The DfT has suggested that while automotive is currently a small sector for rail freight, opportunities exist for new flows, including in both directions through the Channel Tunnel for both cars and parts. The growth of traffic through the Channel Tunnel is limited in the short term, it admitted, due to security issues in Calais related to the migrant crisis, which are seen as a barrier to growth. However, the potential the Channel Tunnel has as a rail link for the automotive industry is clear and was shown most recently in STVA’s use of it for vehicle shipments between Bristol and Ghent, it said. Since July, GB Railfreight has been working with STVA to provide a weekly service that uses nine specialist double-deck wagons each able to carry 24 cars. Fréthun rail station, B Logistics and Europorte France work together on the route from Calais to Ghent. Parts from European suppliers inbound to the UK are already transported by rail through the Channel Tunnel.
Port connectionsThe DfT has also highlighted significant potential for growth in automotive shipments by rail to and from key entry ports into the UK.
Arup’s study pointed out that UK car production was now at an all-time high and that there were currently 10 pairs of trains carrying finished cars and vans on most weekdays across the country, with much of that transport dedicated to maritime exports.
In 2015, the UK exported more than 75% of the vehicles it made – the equalivalent of 150,000 a month, according to figures from the Society for Motor Manufacturers and Traders (SMMT). Arup’s report said much of this export traffic went ‘over the quay’ close to the assembly plants of carmakers. Renault Nissan, for instance, has made the port of Tyne its common entry point for imports to the UK and also uses Sunderland port for exports. Meanwhile, Jaguar Land Rover uses the port of Liverpool, which has received substantial investment from Peel Ports to build on its automotive services, increasing the viability of a rail link.
However, there are a number of constraints to greater adoption of rail for automotive freight movements that need to be overcome, said the report.
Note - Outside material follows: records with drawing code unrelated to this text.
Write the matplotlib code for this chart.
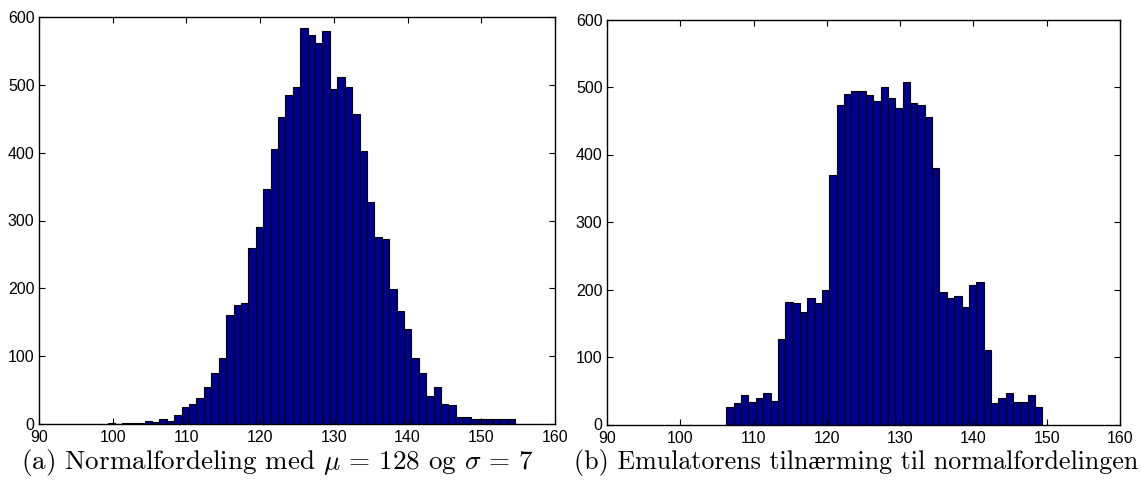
import numpy as np
import matplotlib
matplotlib.use("Agg")
import matplotlib.pyplot as plt

# Histogram counts, one value per bin (left to right)
normal_counts = [2, 0, 1, 1, 1, 5, 3, 7, 5, 14, 25, 29, 38, 54, 75, 98, 161, 176,
                 178, 259, 290, 347, 406, 453, 485, 497, 584, 573, 561, 579, 494,
                 512, 497, 457, 403, 327, 275, 273, 199, 166, 140, 98, 75, 42, 54,
                 29, 28, 11, 11, 7, 8, 8, 8, 8, 8]
normal_range = (99.3, 154.6)

emulator_counts = [26, 32, 44, 33, 40, 47, 35, 127, 182, 180, 167, 187, 180, 200,
                   369, 473, 490, 494, 494, 488, 479, 500, 483, 469, 507, 477, 474,
                   456, 380, 197, 187, 190, 174, 207, 211, 111, 32, 39, 47, 33, 34,
                   44, 26]
emulator_range = (106.3, 149.4)

x_ticks = [90, 100, 110, 120, 130, 140, 150, 160]
y_ticks = [0, 100, 200, 300, 400, 500, 600]

captions = [r"(a) Normalfordeling med $\mu$ = 128 og $\sigma$ = 7",
            "(b) Emulatorens tilnærming til normalfordelingen"]

plt.rcParams["mathtext.fontset"] = "cm"
plt.rcParams["axes.unicode_minus"] = False

BAR_COLOR = "#00008F"
W, H = 1141, 487
fig = plt.figure(figsize=(W / 100, H / 100), dpi=100)


def px_axes(left, right, top, bottom):
    return fig.add_axes([left / W, (H - bottom) / H, (right - left) / W, (bottom - top) / H])


def draw_hist(ax, counts, rng):
    edges = np.linspace(rng[0], rng[1], len(counts) + 1)
    ax.bar(edges[:-1], counts, width=np.diff(edges), align="edge",
           color=BAR_COLOR, edgecolor="black", linewidth=0.8)
    ax.set_xlim(90, 160)
    ax.set_ylim(0, 600)
    ax.set_xticks(x_ticks)
    ax.set_yticks(y_ticks)
    ax.tick_params(direction="in", top=True, right=True, length=4, width=0.8,
                   labelsize=11.5)
    ax.tick_params(axis="x", pad=4.6)
    ax.tick_params(axis="y", pad=3.2)
    for lab in ax.get_xticklabels() + ax.get_yticklabels():
        lab.set_family("Liberation Sans")
    for sp in ax.spines.values():
        sp.set_linewidth(1.0)


ax1 = px_axes(39, 555, 17, 424)
draw_hist(ax1, normal_counts, normal_range)

ax2 = px_axes(607, 1120, 19.5, 424.5)
draw_hist(ax2, emulator_counts, emulator_range)

caption_font = ["cmr10", "Liberation Serif"]
fig.text(278 / W, 1 - 462 / H, captions[0], ha="center", va="center",
         fontsize=19.5, family=caption_font)
fig.text(856 / W, 1 - 462 / H, captions[1], ha="center", va="center",
         fontsize=18.7, family=caption_font)

fig.savefig("out.png", dpi=100)
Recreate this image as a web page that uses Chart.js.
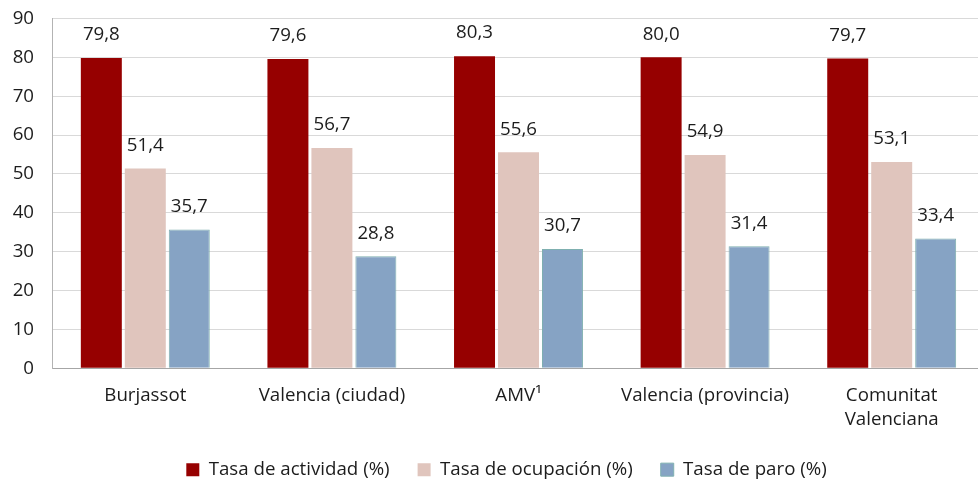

These include the availability of freight train paths, the limited supply of specialist wagons and restrictions on loading gauge, which limits the movement of larger SUV-type vehicles.
The Arup study noted that more recently established UK assembly plants, including those of the Japanese carmakers, were often at a distance from linking rail lines. Consequently, most domestic finished vehicle movements in the UK were by made by road to the dealerships. Arup suggested rail was unlikely to be competitive for these deliveries, but said there was interest in moving more of the UK’s vehicle export volumes to the ports or Channel Tunnel by rail and some potential for imported volumes on backloads to inland distribution terminals.
Investment in wagonsIn terms of the limited availability of specialist rail wagons, Arup noted that the industry was reluctant to invest in those with the required gauge for the UK as they were seen as a limited asset, compared to those able to move into other European markets.
“The industry is reluctant to invest in specific gauge-limited specialist wagons that can only serve the UK market,” said the study, adding that there was a limited number of specialist rail vehicles available that were suitable for this trade. This constraint is being compounded by the trend towards larger SUV-type vehicles, fewer of which can be loaded on rail vehicles because of the gauge restrictions, making movements by rail less competitive.
However, the report went on to acknowledge that a significant number of wagons suitable for use in the UK were currently in use on flows in Europe. Their use was determined by the transport and logistics companies that owned or managed them and subject to distribution contracts, it said.
Those contracts also influenced the use of short-sea shipping for importing vehicles from Europe, it added. While road remains the dominant mode of transport in and out of the ports, the Arup study identified scope for growth in the market share rail had on routes via key entry ports, including Southampton, the leading port for vehicle handling in the UK, as well as Portbury and Sheerness. These ports handle more imports of vehicles than exports.
The study also identified assembly plants in the UK that are already, or could be, connected to the rail network. These included BWW’s Mini plant near Oxford, Jaguar Land Rover’s plant in Halewood and Honda’s plant in Swindon (connecting via South Marston). There was also potential for Toyota’s plant in Burnaston, according to the study, and for Nissan in Sunderland, which is close to the former Leamside line. Arup also added that, while connecting Jaguar Land Rover’s plant at Solihull would require long-term planning and the identification of a suitable railhead connection, the volume of vehicle movements to Southampton was substantial.
Looking at inbound parts movements from Europe, Arup found that the automotive industry tended to use 4 metre high road trailers because this is the legal height limit for semi-trailers in mainland Europe. By contrast, Ford’s plant at Dagenham is already served by two pairs of dedicated component trains which could be transporting more into the plant, said Arup, though this would require gauge clearance for components such as body pressings.
In conclusion, the Arup study said that while the growth in rail freight for the automotive sector may be slow, more flows could convert thanks to an increase in demand for the service. This compared favourably to other sectors, such as oil, chemicals and industrial minerals, which were more likely to remain static or even decline in their uptake of rail in future.